### [WHAT YOU HAVE TO DO]
Say how many lines in the data below contain the word "seaborn", and give no other text.

### [EXERCISE MATERIAL]
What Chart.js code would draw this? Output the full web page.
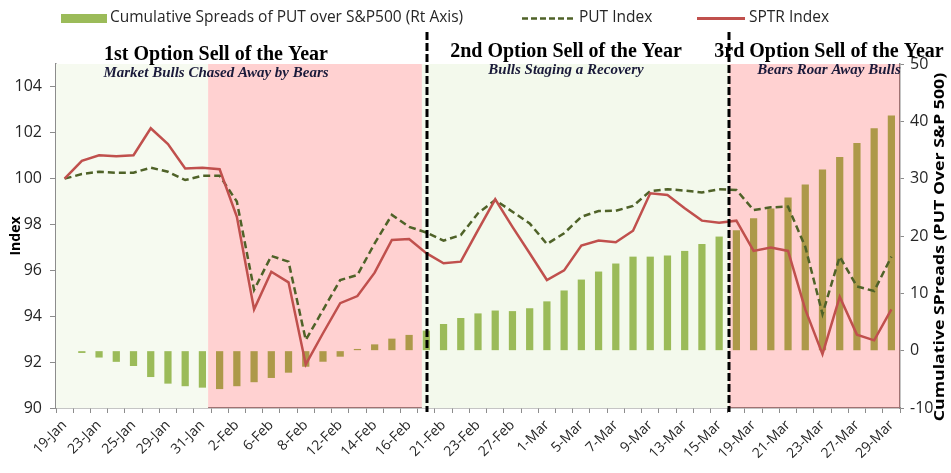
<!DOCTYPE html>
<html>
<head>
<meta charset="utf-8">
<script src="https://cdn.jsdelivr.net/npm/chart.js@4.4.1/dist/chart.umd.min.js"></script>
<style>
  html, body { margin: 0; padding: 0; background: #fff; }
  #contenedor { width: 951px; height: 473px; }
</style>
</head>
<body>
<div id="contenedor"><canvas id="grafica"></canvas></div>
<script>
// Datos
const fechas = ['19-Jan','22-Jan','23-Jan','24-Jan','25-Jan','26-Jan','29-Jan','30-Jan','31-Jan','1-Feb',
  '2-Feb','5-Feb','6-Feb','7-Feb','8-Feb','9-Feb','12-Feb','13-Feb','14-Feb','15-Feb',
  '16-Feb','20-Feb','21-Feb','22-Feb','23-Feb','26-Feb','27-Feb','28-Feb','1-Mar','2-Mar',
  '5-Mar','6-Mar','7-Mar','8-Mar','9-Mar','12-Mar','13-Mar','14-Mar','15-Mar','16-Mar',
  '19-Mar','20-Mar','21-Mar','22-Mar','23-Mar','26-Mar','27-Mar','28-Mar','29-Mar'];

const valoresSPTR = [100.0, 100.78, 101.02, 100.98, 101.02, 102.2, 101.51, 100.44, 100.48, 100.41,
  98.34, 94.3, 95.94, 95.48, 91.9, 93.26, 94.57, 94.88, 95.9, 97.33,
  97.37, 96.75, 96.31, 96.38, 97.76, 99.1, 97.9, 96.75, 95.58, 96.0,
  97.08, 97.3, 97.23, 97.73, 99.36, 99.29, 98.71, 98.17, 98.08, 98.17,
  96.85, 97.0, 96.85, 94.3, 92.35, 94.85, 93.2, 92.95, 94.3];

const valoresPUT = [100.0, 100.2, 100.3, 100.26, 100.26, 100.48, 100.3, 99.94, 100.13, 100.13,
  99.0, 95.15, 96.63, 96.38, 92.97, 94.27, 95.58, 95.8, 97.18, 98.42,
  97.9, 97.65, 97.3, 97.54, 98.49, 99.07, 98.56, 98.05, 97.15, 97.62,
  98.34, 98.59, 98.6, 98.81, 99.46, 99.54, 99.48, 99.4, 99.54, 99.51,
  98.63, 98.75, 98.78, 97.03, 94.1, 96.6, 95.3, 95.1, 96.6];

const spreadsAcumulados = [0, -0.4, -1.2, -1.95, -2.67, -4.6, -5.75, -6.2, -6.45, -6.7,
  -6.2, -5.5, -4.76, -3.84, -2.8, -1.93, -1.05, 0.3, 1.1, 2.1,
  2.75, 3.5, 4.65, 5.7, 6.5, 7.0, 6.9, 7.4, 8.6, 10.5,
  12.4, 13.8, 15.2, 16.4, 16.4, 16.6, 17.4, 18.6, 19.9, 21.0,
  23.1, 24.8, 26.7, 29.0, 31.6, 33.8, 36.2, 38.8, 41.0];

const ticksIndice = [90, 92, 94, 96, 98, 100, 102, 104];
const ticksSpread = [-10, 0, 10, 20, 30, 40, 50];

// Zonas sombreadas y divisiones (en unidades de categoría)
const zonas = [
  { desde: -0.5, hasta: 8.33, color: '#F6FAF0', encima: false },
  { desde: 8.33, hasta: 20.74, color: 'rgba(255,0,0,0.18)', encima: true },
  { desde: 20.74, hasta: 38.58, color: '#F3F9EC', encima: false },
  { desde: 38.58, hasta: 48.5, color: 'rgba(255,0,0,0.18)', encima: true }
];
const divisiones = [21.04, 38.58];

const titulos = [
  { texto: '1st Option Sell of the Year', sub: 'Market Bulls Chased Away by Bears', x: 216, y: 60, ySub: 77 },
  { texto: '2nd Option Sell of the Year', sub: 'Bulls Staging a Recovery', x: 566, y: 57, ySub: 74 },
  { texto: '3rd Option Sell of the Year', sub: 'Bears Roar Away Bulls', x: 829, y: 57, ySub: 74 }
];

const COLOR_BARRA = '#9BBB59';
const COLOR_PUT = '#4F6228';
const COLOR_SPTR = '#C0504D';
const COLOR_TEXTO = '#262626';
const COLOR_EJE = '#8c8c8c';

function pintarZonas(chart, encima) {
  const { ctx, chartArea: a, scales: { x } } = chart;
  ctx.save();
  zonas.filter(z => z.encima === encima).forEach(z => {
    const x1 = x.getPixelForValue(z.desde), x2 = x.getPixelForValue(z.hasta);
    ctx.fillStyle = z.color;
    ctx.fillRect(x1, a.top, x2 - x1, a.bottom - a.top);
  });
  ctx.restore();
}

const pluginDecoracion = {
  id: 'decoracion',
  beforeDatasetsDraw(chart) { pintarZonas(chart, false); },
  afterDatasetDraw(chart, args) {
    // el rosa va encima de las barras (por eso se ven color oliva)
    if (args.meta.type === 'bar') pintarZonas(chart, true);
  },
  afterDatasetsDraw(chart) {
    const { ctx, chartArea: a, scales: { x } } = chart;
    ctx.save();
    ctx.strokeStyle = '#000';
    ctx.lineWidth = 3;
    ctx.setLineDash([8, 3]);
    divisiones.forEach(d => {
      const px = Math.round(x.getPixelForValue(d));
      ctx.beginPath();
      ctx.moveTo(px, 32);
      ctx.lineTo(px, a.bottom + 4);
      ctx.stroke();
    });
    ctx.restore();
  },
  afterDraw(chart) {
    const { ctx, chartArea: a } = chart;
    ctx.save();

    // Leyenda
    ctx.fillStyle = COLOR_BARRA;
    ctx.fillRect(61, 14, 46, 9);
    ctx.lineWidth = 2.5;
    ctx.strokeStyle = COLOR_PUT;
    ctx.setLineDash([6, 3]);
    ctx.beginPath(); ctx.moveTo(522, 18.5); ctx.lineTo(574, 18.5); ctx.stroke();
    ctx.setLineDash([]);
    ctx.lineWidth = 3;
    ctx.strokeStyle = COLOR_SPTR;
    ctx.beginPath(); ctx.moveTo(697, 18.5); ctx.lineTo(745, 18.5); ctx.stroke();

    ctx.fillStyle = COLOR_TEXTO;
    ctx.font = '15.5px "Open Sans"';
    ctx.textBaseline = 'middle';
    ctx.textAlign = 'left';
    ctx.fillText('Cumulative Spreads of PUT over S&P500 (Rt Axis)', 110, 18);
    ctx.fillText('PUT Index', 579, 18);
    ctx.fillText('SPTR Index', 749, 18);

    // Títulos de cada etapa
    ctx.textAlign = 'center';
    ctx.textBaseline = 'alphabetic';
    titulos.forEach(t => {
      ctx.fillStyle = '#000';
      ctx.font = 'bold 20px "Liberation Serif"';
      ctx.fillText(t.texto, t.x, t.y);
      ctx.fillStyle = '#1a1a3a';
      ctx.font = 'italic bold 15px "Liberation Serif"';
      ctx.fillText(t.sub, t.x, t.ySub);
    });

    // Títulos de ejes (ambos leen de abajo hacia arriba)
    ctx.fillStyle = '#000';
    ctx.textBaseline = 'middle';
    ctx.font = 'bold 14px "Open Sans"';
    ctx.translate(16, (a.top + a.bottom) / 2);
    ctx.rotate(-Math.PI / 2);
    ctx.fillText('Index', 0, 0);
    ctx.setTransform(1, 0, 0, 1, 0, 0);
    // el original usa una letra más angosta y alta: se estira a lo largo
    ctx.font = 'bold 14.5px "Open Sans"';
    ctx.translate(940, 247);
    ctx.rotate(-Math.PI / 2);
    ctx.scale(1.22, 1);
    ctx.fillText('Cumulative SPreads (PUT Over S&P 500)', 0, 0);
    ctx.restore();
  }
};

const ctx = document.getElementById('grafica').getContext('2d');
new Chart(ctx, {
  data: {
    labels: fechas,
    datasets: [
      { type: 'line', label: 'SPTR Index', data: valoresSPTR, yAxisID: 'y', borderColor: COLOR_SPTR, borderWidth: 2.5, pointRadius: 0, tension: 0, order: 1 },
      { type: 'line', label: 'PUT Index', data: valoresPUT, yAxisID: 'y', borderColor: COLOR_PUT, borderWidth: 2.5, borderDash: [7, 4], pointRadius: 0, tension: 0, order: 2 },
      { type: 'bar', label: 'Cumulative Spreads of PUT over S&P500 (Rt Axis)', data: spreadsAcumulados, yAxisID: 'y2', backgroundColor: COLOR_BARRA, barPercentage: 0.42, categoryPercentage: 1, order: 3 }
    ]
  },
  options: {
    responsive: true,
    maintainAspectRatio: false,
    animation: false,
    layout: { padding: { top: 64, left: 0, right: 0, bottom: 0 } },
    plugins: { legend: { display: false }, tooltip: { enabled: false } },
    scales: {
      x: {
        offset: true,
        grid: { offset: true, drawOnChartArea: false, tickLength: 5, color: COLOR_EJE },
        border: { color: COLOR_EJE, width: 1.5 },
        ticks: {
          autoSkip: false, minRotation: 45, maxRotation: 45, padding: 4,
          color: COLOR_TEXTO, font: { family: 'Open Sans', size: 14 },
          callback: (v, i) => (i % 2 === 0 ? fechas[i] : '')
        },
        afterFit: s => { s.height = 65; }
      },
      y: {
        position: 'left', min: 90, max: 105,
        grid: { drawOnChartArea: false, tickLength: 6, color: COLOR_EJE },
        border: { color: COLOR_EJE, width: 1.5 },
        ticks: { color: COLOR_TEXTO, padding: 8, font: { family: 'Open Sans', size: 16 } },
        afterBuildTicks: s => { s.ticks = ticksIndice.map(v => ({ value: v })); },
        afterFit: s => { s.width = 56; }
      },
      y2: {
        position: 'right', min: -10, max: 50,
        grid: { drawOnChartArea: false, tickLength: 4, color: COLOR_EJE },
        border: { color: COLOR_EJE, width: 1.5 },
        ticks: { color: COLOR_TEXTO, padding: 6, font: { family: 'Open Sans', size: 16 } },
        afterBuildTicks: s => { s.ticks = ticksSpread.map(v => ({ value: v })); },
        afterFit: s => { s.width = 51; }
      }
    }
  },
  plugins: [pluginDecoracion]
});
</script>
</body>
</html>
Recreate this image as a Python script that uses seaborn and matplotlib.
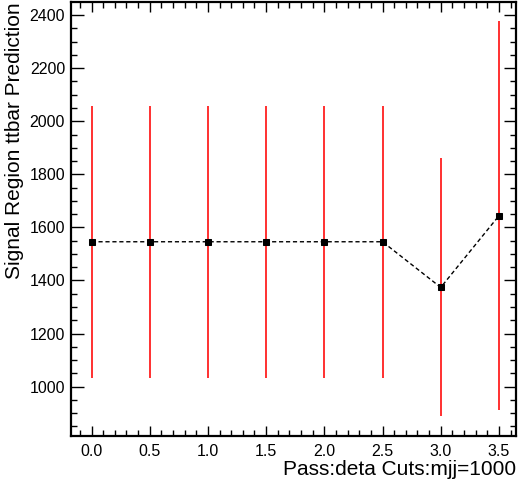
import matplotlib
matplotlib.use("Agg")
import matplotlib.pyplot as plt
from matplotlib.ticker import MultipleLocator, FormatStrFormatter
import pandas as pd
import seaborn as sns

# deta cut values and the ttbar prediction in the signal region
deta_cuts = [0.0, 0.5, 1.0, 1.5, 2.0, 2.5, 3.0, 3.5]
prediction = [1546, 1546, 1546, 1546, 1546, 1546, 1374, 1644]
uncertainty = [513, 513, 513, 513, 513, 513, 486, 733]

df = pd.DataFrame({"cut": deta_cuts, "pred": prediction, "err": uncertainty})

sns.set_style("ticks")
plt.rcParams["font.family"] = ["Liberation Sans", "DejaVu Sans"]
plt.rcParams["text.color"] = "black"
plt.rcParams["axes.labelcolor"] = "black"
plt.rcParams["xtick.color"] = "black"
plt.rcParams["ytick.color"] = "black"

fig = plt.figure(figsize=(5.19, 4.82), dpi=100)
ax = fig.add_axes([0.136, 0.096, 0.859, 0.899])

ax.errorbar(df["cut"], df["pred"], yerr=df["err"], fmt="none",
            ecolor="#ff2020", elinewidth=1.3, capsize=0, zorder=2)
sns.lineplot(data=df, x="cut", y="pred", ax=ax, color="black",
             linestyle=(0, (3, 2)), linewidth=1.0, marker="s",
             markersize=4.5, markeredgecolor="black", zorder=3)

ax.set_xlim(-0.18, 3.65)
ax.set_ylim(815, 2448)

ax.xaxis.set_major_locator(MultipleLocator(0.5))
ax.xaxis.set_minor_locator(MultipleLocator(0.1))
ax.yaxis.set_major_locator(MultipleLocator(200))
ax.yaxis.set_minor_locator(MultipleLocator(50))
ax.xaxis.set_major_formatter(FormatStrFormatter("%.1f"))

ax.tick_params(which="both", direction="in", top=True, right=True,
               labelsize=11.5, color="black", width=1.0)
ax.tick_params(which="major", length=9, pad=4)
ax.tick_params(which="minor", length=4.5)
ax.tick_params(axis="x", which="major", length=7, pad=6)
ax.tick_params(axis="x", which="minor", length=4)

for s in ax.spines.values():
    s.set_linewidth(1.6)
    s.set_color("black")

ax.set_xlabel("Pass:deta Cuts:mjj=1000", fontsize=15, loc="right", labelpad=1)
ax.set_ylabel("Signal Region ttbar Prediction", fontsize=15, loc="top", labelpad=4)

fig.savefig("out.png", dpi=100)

### [FINISHED ANSWER]
2